After the hardware store I went to the little deli the Epicure on Parliament Street for bread, and wandered over to their cheese display, which I usually ignore. Well bless my buttons - not bad at all. I bought a Morbier, a chevre and some Canadian Oka and had them, nicely softened, after lunch. Forget all that about not bothering to buy and eat cheese - that was a brief moment of discouragement and madness. There will be cheese. A friend just told me about a great cheese shop, specialising in Quebecois cheeses, on Church Street, not far from here. There's good cheese everywhere in Toronto, I just wasn't looking in the right places.

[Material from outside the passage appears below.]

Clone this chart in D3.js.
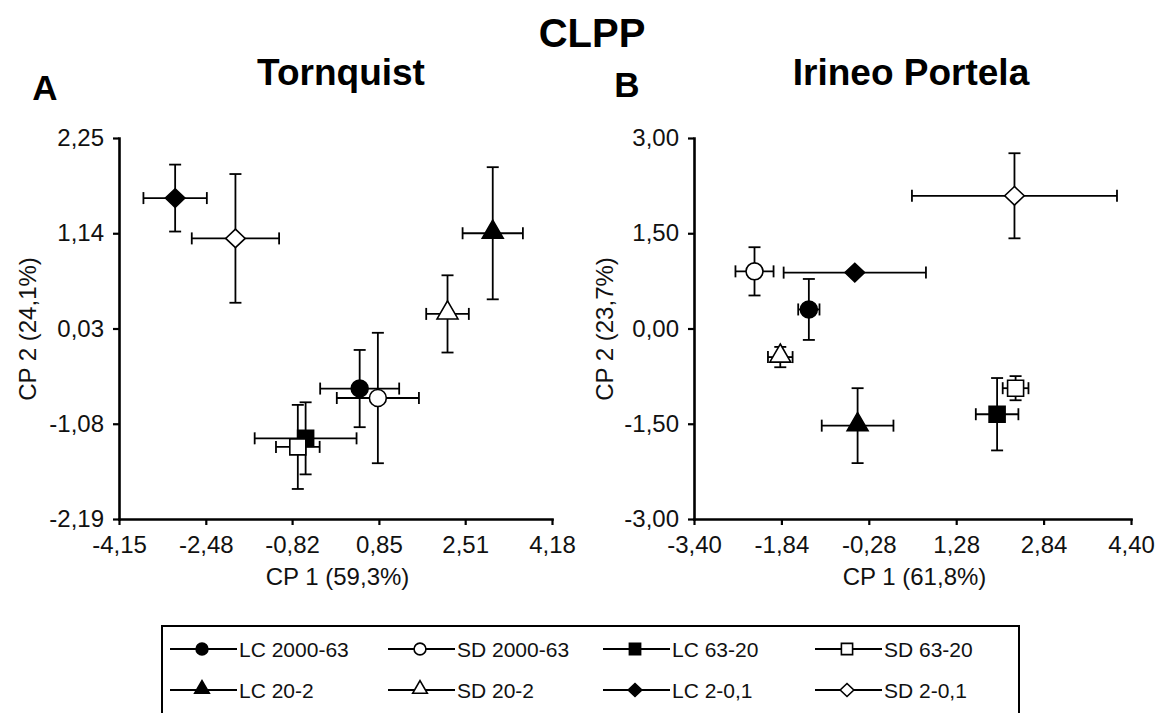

Lunch, by the way, after a grocery shop at No Frills, was three of of North America's greatest contributions to world cuisine: grilled hamburger with ketchup and fresh corn. I have missed corn, and, yes, ketchup. Yum.

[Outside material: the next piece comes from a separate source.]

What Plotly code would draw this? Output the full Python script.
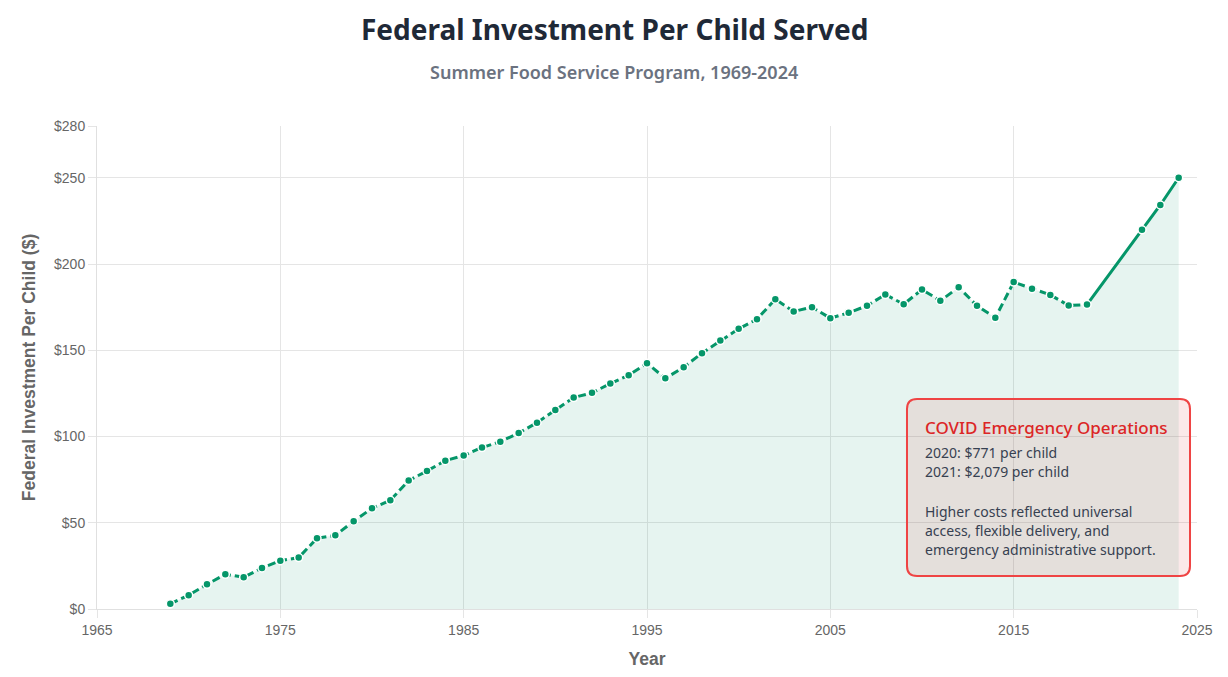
import plotly.graph_objects as go

years = list(range(1969, 2025))
values = [3, 8, 14.3, 20.1, 18.4, 23.8, 28, 29.8, 41, 42.7,
          50.9, 58.4, 63, 74.5, 80, 86, 89, 93.6, 97, 102,
          108, 115.4, 122.6, 125.3, 130.7, 135.5, 142.5, 133.7, 140.2, 148.3,
          155.6, 162.4, 168, 179.6, 172.5, 175, 168.6, 171.7, 175.8, 182.3,
          176.7, 185.2, 178.7, 186.5, 175.8, 168.8, 189.5, 185.6, 182.1, 175.9,
          176.5, None, None, 219.8, 234.2, 250]

y_tick_vals = [0, 50, 100, 150, 200, 250, 280]
y_tick_text = ["$0", "$50", "$100", "$150", "$200", "$250", "$280"]
x_tick_vals = [1965, 1975, 1985, 1995, 2005, 2015, 2025]

title_text = "Federal Investment Per Child Served"
subtitle_text = "Summer Food Service Program, 1969-2024"
note_title = "COVID Emergency Operations"
note_lines = ["2020: $771 per child", "2021: $2,079 per child", "",
              "Higher costs reflected universal", "access, flexible delivery, and",
              "emergency administrative support."]

GREEN = "#059669"
hist_x = [x for x, v in zip(years, values) if v is not None and x <= 2019]
hist_y = [v for x, v in zip(years, values) if v is not None and x <= 2019]
rec_x = [x for x, v in zip(years, values) if v is not None and x >= 2019]
rec_y = [v for x, v in zip(years, values) if v is not None and x >= 2019]
pts_x = [x for x, v in zip(years, values) if v is not None]
pts_y = [v for v in values if v is not None]

fig = go.Figure()
fig.add_trace(go.Scatter(x=pts_x, y=pts_y, mode="lines", fill="tozeroy",
                         fillcolor="rgba(5,150,105,0.1)", line=dict(width=0),
                         hoverinfo="skip", showlegend=False))
fig.add_trace(go.Scatter(x=hist_x, y=hist_y, mode="lines",
                         line=dict(color=GREEN, width=3, dash="8px,4px"),
                         showlegend=False))
fig.add_trace(go.Scatter(x=rec_x, y=rec_y, mode="lines",
                         line=dict(color=GREEN, width=3), showlegend=False))
fig.add_trace(go.Scatter(x=pts_x, y=pts_y, mode="markers",
                         marker=dict(color=GREEN, size=8, line=dict(color="white", width=1.5)),
                         showlegend=False))

# page offset (body margin) compensation
OFF = 8
FW, FH = 1228 - OFF, 677 - OFF
# plot area in page pixels
L, R, T, B = 97, 1197, 126, 609
W, H = R - L, B - T
def px(x): return (x - L) / W
def py(y): return (B - y) / H

# rounded rectangle for annotation box
x0, x1, y0, y1, r = 907, 1190, 399, 576, 10
def pt(x, y): return f"{px(x):.5f},{py(y):.5f}"
path = (f"M {pt(x0 + r, y0)} L {pt(x1 - r, y0)} Q {pt(x1, y0)} {pt(x1, y0 + r)} "
        f"L {pt(x1, y1 - r)} Q {pt(x1, y1)} {pt(x1 - r, y1)} "
        f"L {pt(x0 + r, y1)} Q {pt(x0, y1)} {pt(x0, y1 - r)} "
        f"L {pt(x0, y0 + r)} Q {pt(x0, y0)} {pt(x0 + r, y0)} Z")
fig.add_shape(type="path", path=path, xref="paper", yref="paper",
              fillcolor="rgba(220,38,38,0.1)", line=dict(color="#ef4444", width=2),
              layer="above")

fig.add_annotation(x=px(923), y=py(428), xref="paper", yref="paper", xanchor="left",
                   yanchor="middle", showarrow=False, text=note_title,
                   font=dict(family="Noto Sans", size=17, weight=500, color="#dc2626"))
line_y = [452, 471, 490, 511, 530, 549]
for t, yy in zip(note_lines, line_y):
    if t:
        fig.add_annotation(x=px(923), y=py(yy), xref="paper", yref="paper", xanchor="left",
                           yanchor="middle", showarrow=False, text=t,
                           font=dict(family="Noto Sans", size=14, color="#374151"))

fig.add_annotation(x=px(614), y=py(29), xref="paper", yref="paper", showarrow=False,
                   text=f"<b>{title_text}</b>", xanchor="center", yanchor="middle",
                   font=dict(family="Noto Sans", size=28, color="#1f2937"))
fig.add_annotation(x=px(614), y=py(72), xref="paper", yref="paper", showarrow=False,
                   text=subtitle_text, xanchor="center", yanchor="middle",
                   font=dict(family="Noto Sans", size=18, weight=600, color="#6b7280"))

fig.update_layout(
    width=FW, height=FH,
    margin=dict(l=L - OFF, r=FW - (R - OFF), t=T - OFF, b=FH - (B - OFF)),
    paper_bgcolor="white", plot_bgcolor="white",
    xaxis=dict(range=[1965, 2025], tickvals=x_tick_vals, showgrid=True,
               gridcolor="#e5e5e5", zeroline=False, showline=True, linecolor="#e0e0e0",
               ticks="outside", ticklen=8, tickcolor="#e5e5e5",
               tickfont=dict(family="Liberation Sans", size=14, color="#666"),
               title=dict(text="<b>Year</b>", standoff=15,
                          font=dict(family="Liberation Sans", size=17.5, color="#666"))),
    yaxis=dict(range=[0, 280], tickvals=y_tick_vals, ticktext=y_tick_text, showgrid=True,
               gridcolor="#e5e5e5", zeroline=False, showline=True, linecolor="#e0e0e0",
               ticks="outside", ticklen=8, tickcolor="#e5e5e5",
               tickfont=dict(family="Liberation Sans", size=14, color="#666"),
               title=dict(text="<b>Federal Investment Per Child ($)</b>", standoff=13,
                          font=dict(family="Liberation Sans", size=17.5, color="#666"))),
)

fig.write_html("out.html")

Before that I went for my usual half-hearted, meandering jogette down our side of Riverdale Park and up the other side, to Riverdale Hill, where there's an extraordinary view of the high rise towers of downtown Toronto. What I do miss and need is the open sky, so cherish places where it's visible, that comforting canopy. The other side of the park is one.
This morning, I woke to an almost silent city. It's the Sunday of a long weekend, a hot, sunny long weekend when most of the city is at the cottage and the Don Valley Parkway nearby, for once, is nearly quiet. Oh my friends, despite the raccoon outside my window, despite the chaos here, the mountains of clothes to give away or sell, the rotting basement, the overgrown garden, the lack of sky - it is unbelievably good to be home.
Friend Bruce called this afternoon, to tell me he and his brother Stan and sister-in-law Carolyn are still following this blog faithfully. I thought that now there are no exciting overseas adventures and great art to note, my readers would vanish. But perhaps, a bit of ordinary chronicling isn't too dull. A lifelong diarist, I no longer keep a diary, I keep a blog, so it's still is important to me, despite the time it takes, to keep track of the day to day in this public way.
Stan, Carolyn, Bruce and whoever else is out there, if you're still up for reading, I'm still up for writing.
For now.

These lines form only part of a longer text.